Three experts will speak on the law to end the Palestinian Authority’s “pay for slay” policy that rewards terrorists.

U.S. Capitol
The U.S. Capitol building in Washington, D.C. Credit: Lucky Photographer/Shutterstock.

The U.S. House Foreign Affairs Subcommittee on the Middle East, North Africa and Central Asia will consider testimony on stopping Palestinian efforts to murder Jews.

A hearing set for Sept. 27 titled “No Incentives for Terrorism: U.S. Implementation of the Taylor Force Act [TFA] and Efforts to Stop ‘Pay to Slay’” will take place at 10 a.m. in Room 210 of the House Visitor’s Center, available on a live webcast.

Speakers will include Elliott Abrams, who previously served as deputy assistant to the president and deputy national security advisor; Jonathan Schanzer, senior vice president for research at the Foundation for Defense of Democracies; and Michael Koplow, chief policy officer at Israel Policy Forum.
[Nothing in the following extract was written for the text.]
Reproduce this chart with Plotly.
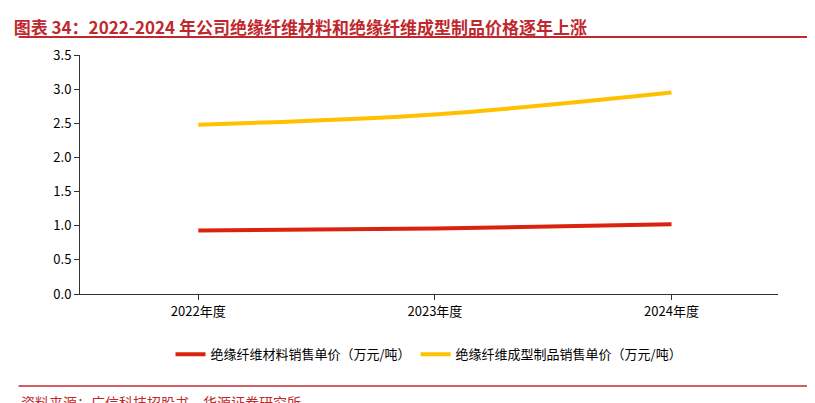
import plotly.graph_objects as go

categories = ["2022年度", "2023年度", "2024年度"]
material = [0.93, 0.96, 1.02]
product = [2.48, 2.63, 2.95]
name1 = "绝缘纤维材料销售单价（万元/吨）"
name2 = "绝缘纤维成型制品销售单价（万元/吨）"

fig = go.Figure()
fig.add_trace(go.Scatter(x=categories, y=material, mode="lines", name=name1,
                         line=dict(color="#D9230F", width=4, shape="spline")))
fig.add_trace(go.Scatter(x=categories, y=product, mode="lines", name=name2,
                         line=dict(color="#FFC000", width=4, shape="spline")))
fig.update_layout(
    width=815, height=403, paper_bgcolor="white", plot_bgcolor="white",
    margin=dict(l=72, r=45, t=47, b=117),
    font=dict(family="Noto Sans CJK SC, Liberation Sans", size=13, color="black"),
    showlegend=True,
    legend=dict(orientation="h", x=0.5, xanchor="center", y=-0.19, yanchor="top",
                font=dict(size=13)),
    xaxis=dict(showline=True, linecolor="#333", ticks="outside", tickcolor="#333",
               showgrid=False, range=[-0.5, 2.45], ticklen=5),
    yaxis=dict(showline=True, linecolor="#333", ticks="outside", tickcolor="#333",
               showgrid=False, range=[0, 3.5], dtick=0.5, tickformat=".1f",
               zeroline=False, ticklen=5),
    title=dict(text="<b>图表 34：2022-2024 年公司绝缘纤维材料和绝缘纤维成型制品价格逐年上涨</b>",
               x=0.007, xanchor="left", y=0.965, yanchor="top",
               font=dict(size=17, color="#C0282E")),
)
fig.add_shape(type="line", xref="paper", yref="paper", x0=-0.088, x1=1.055, y0=1.075, y1=1.075,
              line=dict(color="#C0282E", width=2))
fig.add_shape(type="line", xref="paper", yref="paper", x0=-0.088, x1=1.055, y0=-0.385, y1=-0.385,
              line=dict(color="#C0282E", width=1.5))
fig.add_annotation(text="资料来源：广信科技招股书、华源证券研究所", xref="paper", yref="paper",
                   x=-0.088, y=-0.40, xanchor="left", yanchor="top", showarrow=False,
                   font=dict(size=14, color="#C0282E"))
fig.write_html("out.html")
The pay-for-slay policy associated with the Palestinian Authority, led by its leader Mahmoud Abbas, incentivizes terrorism by financially rewarding those who attack Jews, and if killed in the process, fiscally rewarding their families.

“This hearing is important because the administration has been continuously deviating from the spirit of the TFA, ultimately forcing aid to the P.A. as a condition of a Saudi peace deal,” Sander Gerber, a fellow and board member of the Jerusalem Center for Public Affairs, told JNS. “It’s a total end run around that act: The U.S. can’t give money to the P.A., so force the Saudis.”
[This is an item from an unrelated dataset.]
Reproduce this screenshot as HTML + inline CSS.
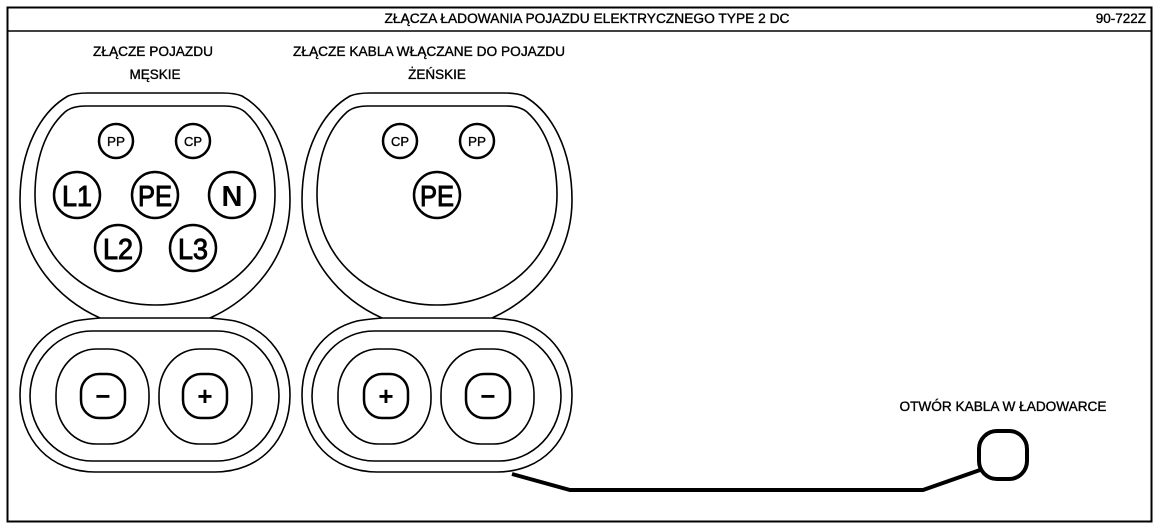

Gerberg pointed out that implementation of the Taylor Force Act requires annual reports to Congress regarding where “pay for slay” stands, but the U.S. State Department “submits it with a classified annex to prevent distribution.”

Lastly, he noted, the legislation urges the State Department to make known in international forums that the P.A. is rewarding and incentivizing terror; and still, he said, U.S. President Joe Biden and U.S. Secretary of State Antony Blinken “still meet with Abbas and make no public statements of condemnation.”